Llueve a cántaros, son más de las 7 de la tarde y los niños del grupo de refuerzo escolar parece que hoy no vendrán. Carmen se ha acercado hace un rato en la furgoneta con Jhoni y Antonio, pero como no tenían deberes y no hay nadie más, al final se han marchado.
A las 7 y media los cinco voluntarios decidimos que también nos vamos y, de camino al metro, me paso por uno de los campamentos para ver a las familias. La entrada está medio inundada y tres saltos y dos traspiés después consigo entrar y allí los encuentro.
Elisa se asoma por la ventana de la caravana y con su voz cantarina me dice hola. Casilda, su madre, sale y me explica que no dejó ir a la niña al refuerzo porque llovía mucho y costaba salir del campamento. “Pero se ha pasado la tarde leyendo porque su profesora me dijo que reforzara la lectura”, me dice.

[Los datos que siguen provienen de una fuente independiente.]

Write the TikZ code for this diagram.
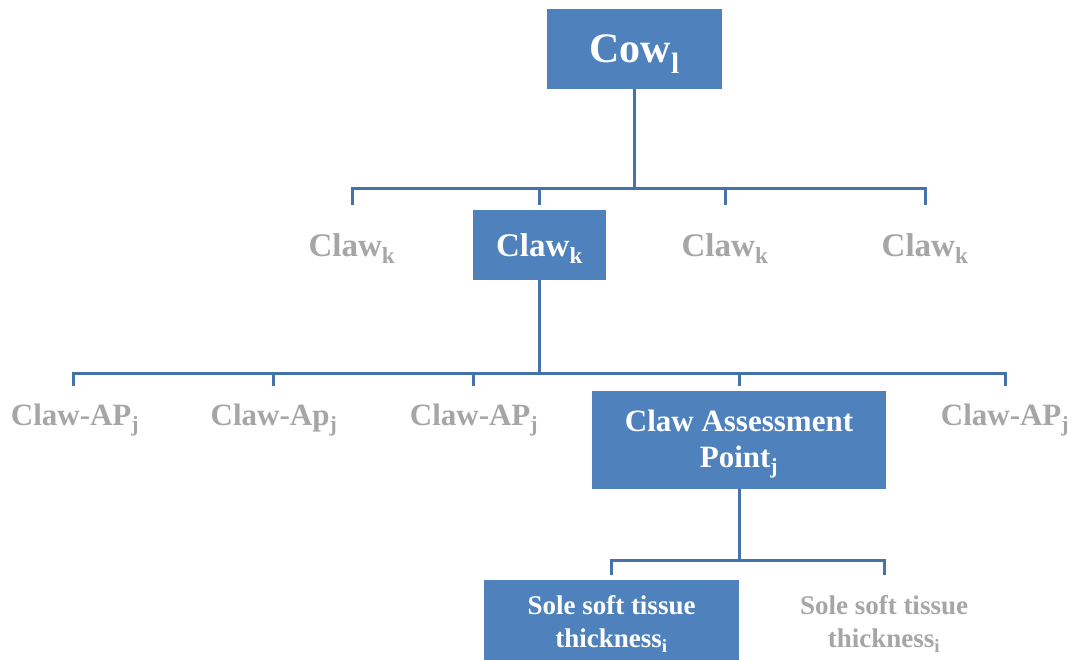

Me adentro hacia el resto de caravanas y me encuentro a la mamá de Diego, que corre con el otro bebé en brazos para no mojarse. Me explica que Diego está durmiendo en el camión, rendido de sus aventuras en su primer año de colegio. Celeste, la madre de José, nos oye hablar y también se asoma. Esta tarde estuvo en el oculista con el chaval y luego se sentó con él mientras hacía los deberes.
Conversamos, nos reímos, quedamos para recoger a los niños el sábado por la mañana y me despido. Vuelven a las caravanas y yo rehago el camino, con mis tres saltos de rigor para cruzar los charcos y mis traspiés. Muchas de estas madres no saben leer ni escribir y no pueden ayudar a sus hijos a hacer los deberes, pero les animan a seguir estudiando.
Me voy con los pies mojados pero feliz porque son madres concienciadas.